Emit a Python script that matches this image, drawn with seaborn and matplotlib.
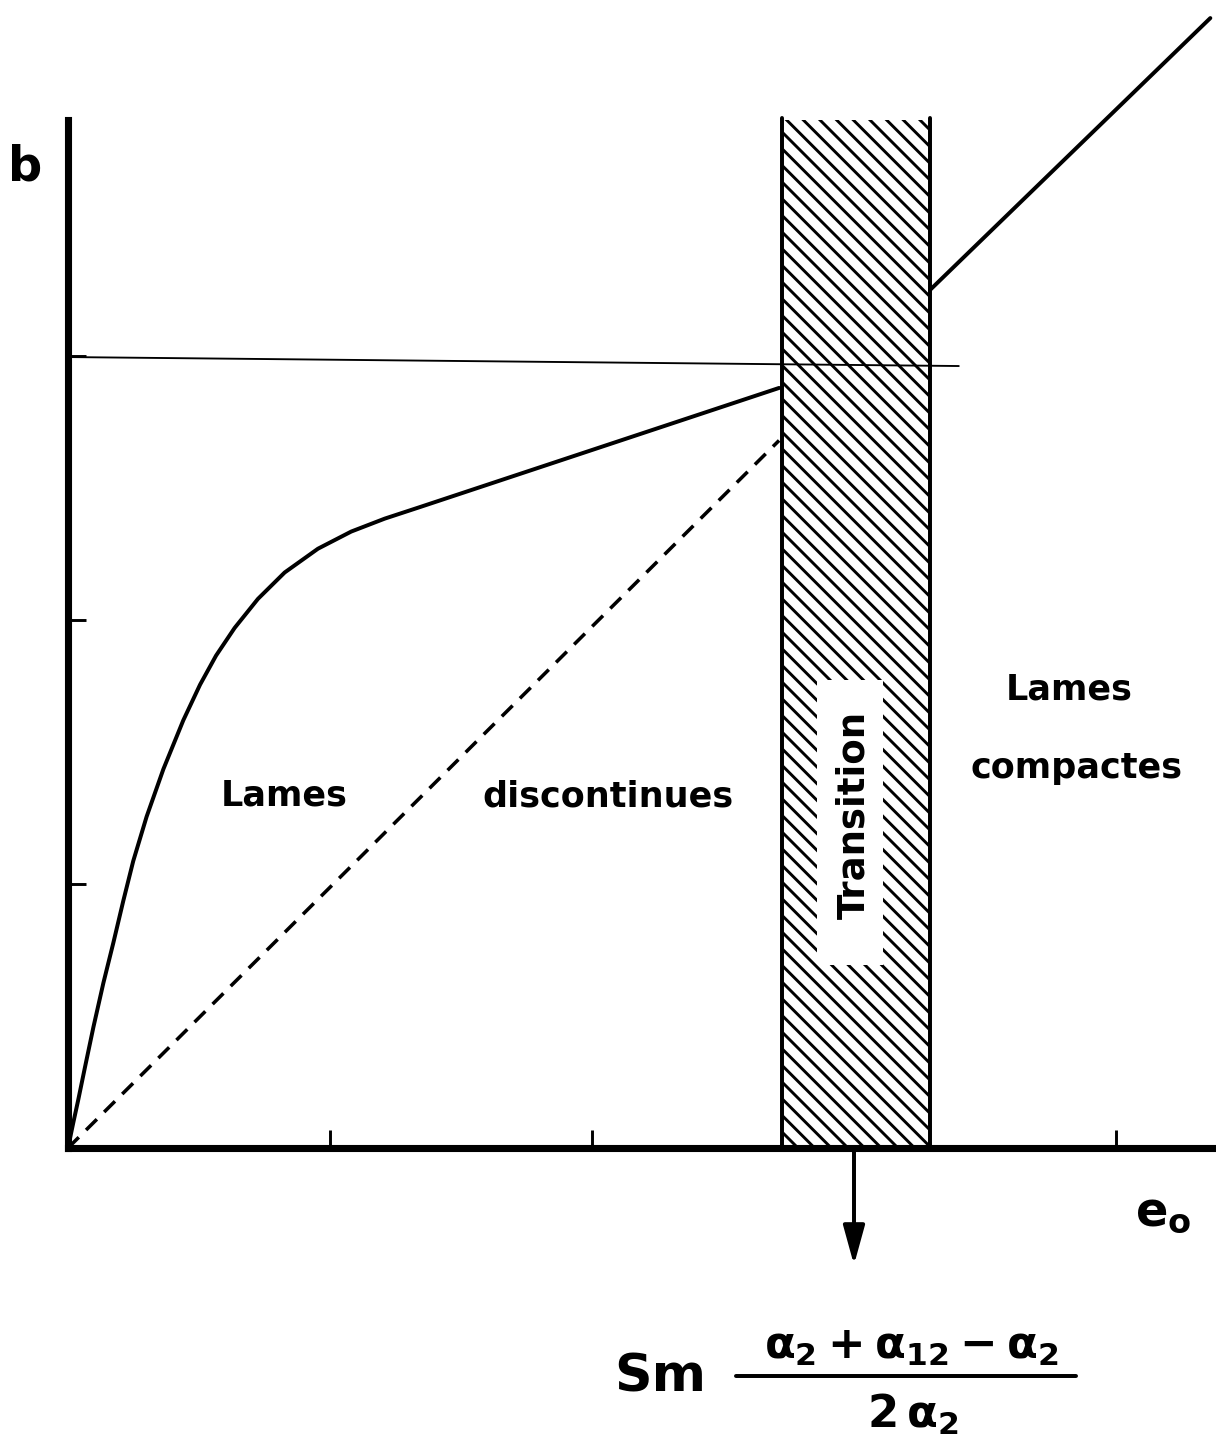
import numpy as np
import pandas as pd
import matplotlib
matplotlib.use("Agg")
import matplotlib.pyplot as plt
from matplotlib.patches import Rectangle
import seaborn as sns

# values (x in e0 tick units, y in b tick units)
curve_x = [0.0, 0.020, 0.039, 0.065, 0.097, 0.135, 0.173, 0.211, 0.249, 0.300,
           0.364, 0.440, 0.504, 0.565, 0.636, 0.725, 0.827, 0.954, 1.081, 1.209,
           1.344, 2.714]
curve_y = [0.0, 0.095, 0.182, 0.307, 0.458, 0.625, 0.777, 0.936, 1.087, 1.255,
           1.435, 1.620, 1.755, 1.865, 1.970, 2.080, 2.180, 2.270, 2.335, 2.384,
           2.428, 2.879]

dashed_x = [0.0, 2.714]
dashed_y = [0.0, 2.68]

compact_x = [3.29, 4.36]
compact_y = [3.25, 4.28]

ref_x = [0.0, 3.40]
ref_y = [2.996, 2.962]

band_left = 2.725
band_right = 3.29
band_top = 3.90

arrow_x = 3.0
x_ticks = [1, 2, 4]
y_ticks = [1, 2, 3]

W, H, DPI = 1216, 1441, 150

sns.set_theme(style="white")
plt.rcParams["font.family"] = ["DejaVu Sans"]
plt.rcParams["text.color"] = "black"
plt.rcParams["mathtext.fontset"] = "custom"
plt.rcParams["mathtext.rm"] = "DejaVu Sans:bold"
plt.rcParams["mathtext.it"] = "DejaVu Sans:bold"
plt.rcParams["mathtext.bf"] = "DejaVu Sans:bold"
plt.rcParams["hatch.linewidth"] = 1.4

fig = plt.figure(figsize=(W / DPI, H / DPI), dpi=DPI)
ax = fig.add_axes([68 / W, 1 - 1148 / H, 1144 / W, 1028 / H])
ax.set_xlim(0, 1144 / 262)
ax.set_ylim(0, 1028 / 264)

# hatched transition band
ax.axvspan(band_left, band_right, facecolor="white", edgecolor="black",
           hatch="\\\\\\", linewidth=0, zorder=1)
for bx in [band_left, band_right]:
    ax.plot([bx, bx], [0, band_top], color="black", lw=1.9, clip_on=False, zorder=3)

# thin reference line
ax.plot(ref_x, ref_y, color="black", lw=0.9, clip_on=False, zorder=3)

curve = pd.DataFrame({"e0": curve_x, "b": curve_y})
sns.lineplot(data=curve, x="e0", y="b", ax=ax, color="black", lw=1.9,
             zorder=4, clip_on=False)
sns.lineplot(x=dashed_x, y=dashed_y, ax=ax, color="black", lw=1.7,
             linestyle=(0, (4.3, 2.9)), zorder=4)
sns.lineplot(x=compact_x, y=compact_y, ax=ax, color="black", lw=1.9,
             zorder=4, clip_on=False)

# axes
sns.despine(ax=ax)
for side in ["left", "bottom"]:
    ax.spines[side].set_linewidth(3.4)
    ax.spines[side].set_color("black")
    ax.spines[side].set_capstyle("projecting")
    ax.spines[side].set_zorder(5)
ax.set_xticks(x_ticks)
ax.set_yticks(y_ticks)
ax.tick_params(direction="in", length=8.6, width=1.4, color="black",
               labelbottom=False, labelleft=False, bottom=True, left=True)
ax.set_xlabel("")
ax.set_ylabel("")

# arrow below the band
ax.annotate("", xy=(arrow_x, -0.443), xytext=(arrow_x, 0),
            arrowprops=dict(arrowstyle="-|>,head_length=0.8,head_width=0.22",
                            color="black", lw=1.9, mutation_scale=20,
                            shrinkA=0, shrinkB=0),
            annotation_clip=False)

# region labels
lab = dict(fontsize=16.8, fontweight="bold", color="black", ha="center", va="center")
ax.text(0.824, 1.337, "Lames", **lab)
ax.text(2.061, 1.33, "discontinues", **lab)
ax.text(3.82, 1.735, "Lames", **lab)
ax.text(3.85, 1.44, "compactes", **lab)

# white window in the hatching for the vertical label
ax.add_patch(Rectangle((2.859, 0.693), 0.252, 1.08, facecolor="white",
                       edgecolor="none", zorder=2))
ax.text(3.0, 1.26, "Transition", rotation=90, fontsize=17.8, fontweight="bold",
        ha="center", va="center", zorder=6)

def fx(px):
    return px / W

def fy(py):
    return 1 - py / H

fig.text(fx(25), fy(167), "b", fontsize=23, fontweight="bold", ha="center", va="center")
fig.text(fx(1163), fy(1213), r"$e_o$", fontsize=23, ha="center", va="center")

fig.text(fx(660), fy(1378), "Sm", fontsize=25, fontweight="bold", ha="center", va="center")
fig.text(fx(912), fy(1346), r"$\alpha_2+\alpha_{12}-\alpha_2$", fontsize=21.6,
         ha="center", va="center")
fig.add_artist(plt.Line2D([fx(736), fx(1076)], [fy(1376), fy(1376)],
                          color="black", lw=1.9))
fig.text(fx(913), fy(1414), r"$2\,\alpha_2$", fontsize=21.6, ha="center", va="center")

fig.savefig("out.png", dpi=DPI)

———

== What the task asks ==
Repeat the listing above from its first line through the line that contains "W, H, DPI = 1216, 1441, 150", both included, and nothing more. Drop the pictures.

== Task result ==
Emit a Python script that matches this image, drawn with seaborn and matplotlib.
import numpy as np
import pandas as pd
import matplotlib
matplotlib.use("Agg")
import matplotlib.pyplot as plt
from matplotlib.patches import Rectangle
import seaborn as sns

# values (x in e0 tick units, y in b tick units)
curve_x = [0.0, 0.020, 0.039, 0.065, 0.097, 0.135, 0.173, 0.211, 0.249, 0.300,
           0.364, 0.440, 0.504, 0.565, 0.636, 0.725, 0.827, 0.954, 1.081, 1.209,
           1.344, 2.714]
curve_y = [0.0, 0.095, 0.182, 0.307, 0.458, 0.625, 0.777, 0.936, 1.087, 1.255,
           1.435, 1.620, 1.755, 1.865, 1.970, 2.080, 2.180, 2.270, 2.335, 2.384,
           2.428, 2.879]

dashed_x = [0.0, 2.714]
dashed_y = [0.0, 2.68]

compact_x = [3.29, 4.36]
compact_y = [3.25, 4.28]

ref_x = [0.0, 3.40]
ref_y = [2.996, 2.962]

band_left = 2.725
band_right = 3.29
band_top = 3.90

arrow_x = 3.0
x_ticks = [1, 2, 4]
y_ticks = [1, 2, 3]

W, H, DPI = 1216, 1441, 150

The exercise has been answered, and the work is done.